I reminded him that he started out telling me how he loved the color of a certain variety of succulent plant, the kind with small, dusty gray paddles. Somewhere along the way, he ended up reminiscing about the military.

“Ah yes,” he chimed victoriously, “well, in the army, they made us croowl [crawl] through those plants oowl [all] the time. I hated the croowling, but loved the color of the plants.”
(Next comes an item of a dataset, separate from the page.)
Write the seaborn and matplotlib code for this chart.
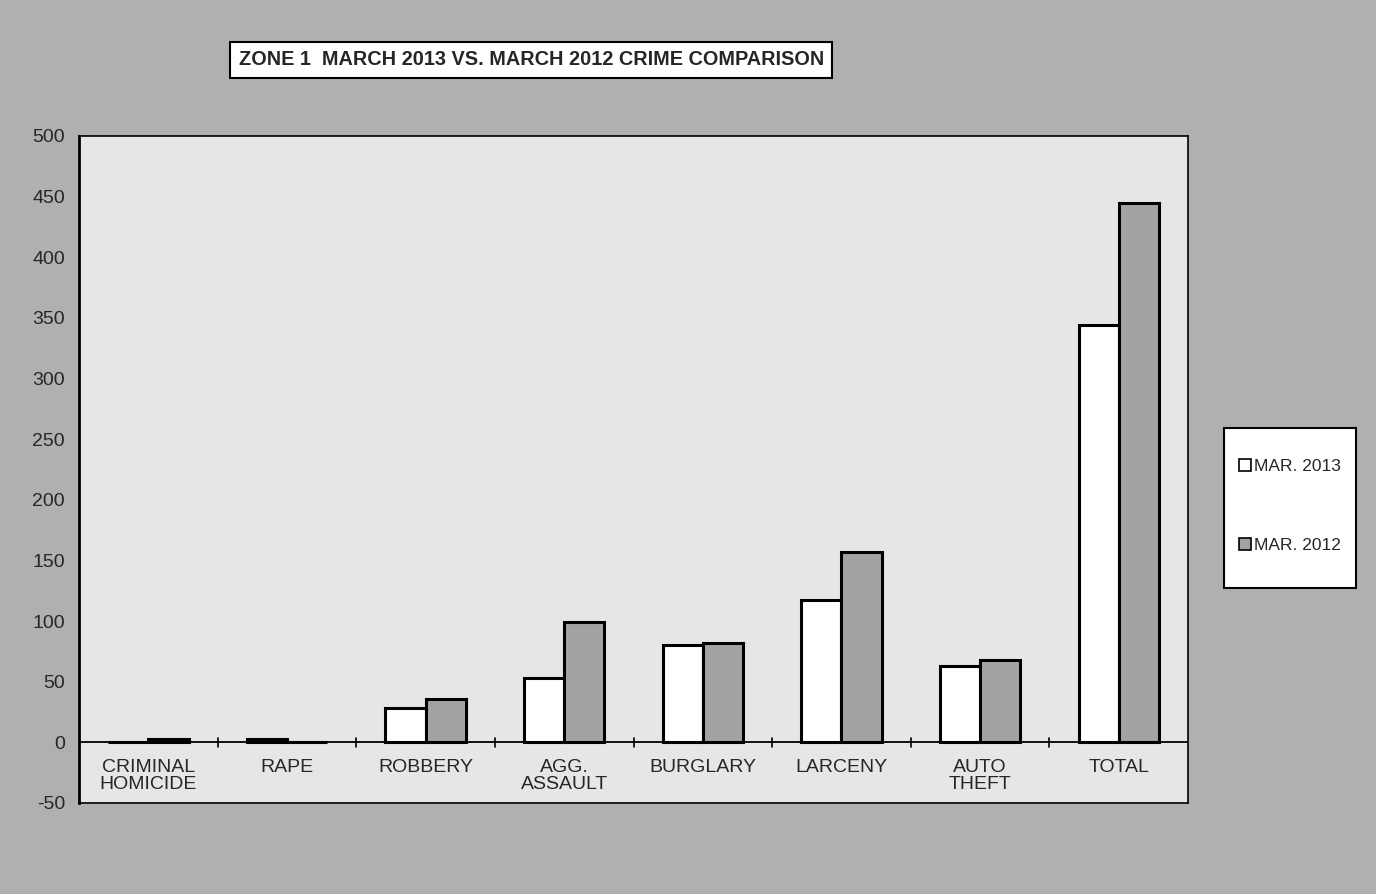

Once again, the conversation came full circle: from the death of a beloved cat to a celebratory dinner party; from me in Baltimore four years ago to me in Baltimore now; from a South African artist crawling through mountain scrub in the army to that same artist recounting his love of dusty gray succulents. Maybe this is how life unfolds all the time. Maybe my day-to-day skein of experiences, associations, and relationships actually refer to a point of control, a locus. Perhaps the rest of my life will abide in relative shadow of perspective, but in the meantime, I’m noticing abundantly bizarre and surprisingly relevant concatenations that suggest a certain kind of teleology. It’s enough to make me think that all those socks I lost over the last decade of doing my own laundry will someday appear in my refrigerator, food cupboard, or glove-compartment.

1 comment:

Unknown said...

I'd like to think someday I will find the missing pair to many a sock de-paired in the laundry. I think I'm going to write down the quote about a locus of control/teleological significance and put it somewhere for all to see in our apartment. Thanks for such an entry, Andres.